Like most services, property management fees would vary depending on the service provider. It may be anywhere between 3% and 6% of the rental receipts, and some will charge an administrative fee as well.

You need to know and understand what you can expect from your property manager as the depth and breadth of services provided by them in Dubai can vary greatly.

You can negotiate a fee structure based upon your actual requirements. We have had many clients who went with the cheapest on offer, with an ill-defined scope of services and, sadly but almost predictably, had very poor experience, resulting in all sorts of tenant problems, maintenance deficiencies, missed revenue, and generally poor advice with regard to marketing and obtaining the best returns from their property.

A competent property manager will provide an assessment, strategy and activity plan designed to harness the true financial potential of your property.

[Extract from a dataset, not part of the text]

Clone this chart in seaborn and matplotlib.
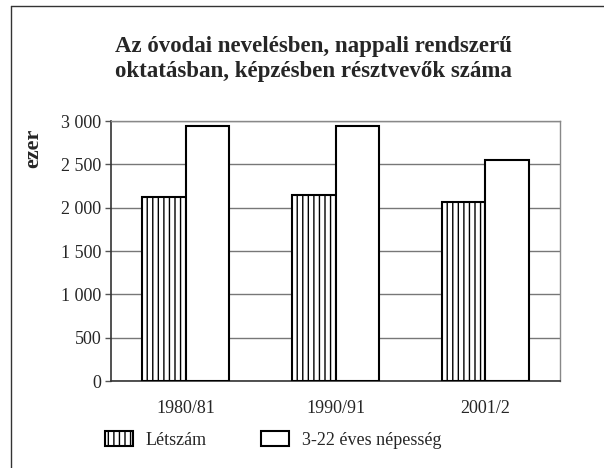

Depending on the size and complexity of your portfolio, you should have, as a minimum, a rolling 5-year activity plan which covers pricing and marketing, tenant management and policy, cost management and maintenance schedules. A competent property manager will also provide you with communications and review schedules, status reporting formats and regular financial reporting.

Ask for referrals and make sure you follow up with some existing clients to get an appreciation of levels of efficiency and professionalism.

 

Question: What would be the consequences if we hire a property manager who does not have the relevant property management license?

The property management practice has risen in importance since the last GFC made it harder for real estate brokerages to generate revenue from transactional services alone. In addition, demand for property management expertise grew rapidly as investors started to realise that investing in property is not a “set and forget” proposition, and requires constant attention as factors influencing its performance as an investment are as broad as they are complex.

You need professional help to manage your property investment, particularly during times when yield is harder to generate. Your property manager must ensure that you maximize returns from your property portfolio while operating within the law.

Your property manager should be licensed, experienced and have a strong history of successfully managing properties. If you knowingly engage a person or organization who does not possess the correct license to manage properties, you are essentially aiding that person or organization to operate outside the law which places you in an awkward position should something go wrong.

In addition, if you have a legal dispute of any kind regarding your investment properties, any involvement of the non-licensed party that you have managed to manage your property will place your legal position in jeopardy.

It takes only a little effort to check on the licensing status of any organisation by referring your query to RERA, the regulatory authority for real estate professionals in Dubai. Remember, it is better to be certain than shoot arrows in the dark – especially when it involves investing your trust and hard-earned money in any business venture.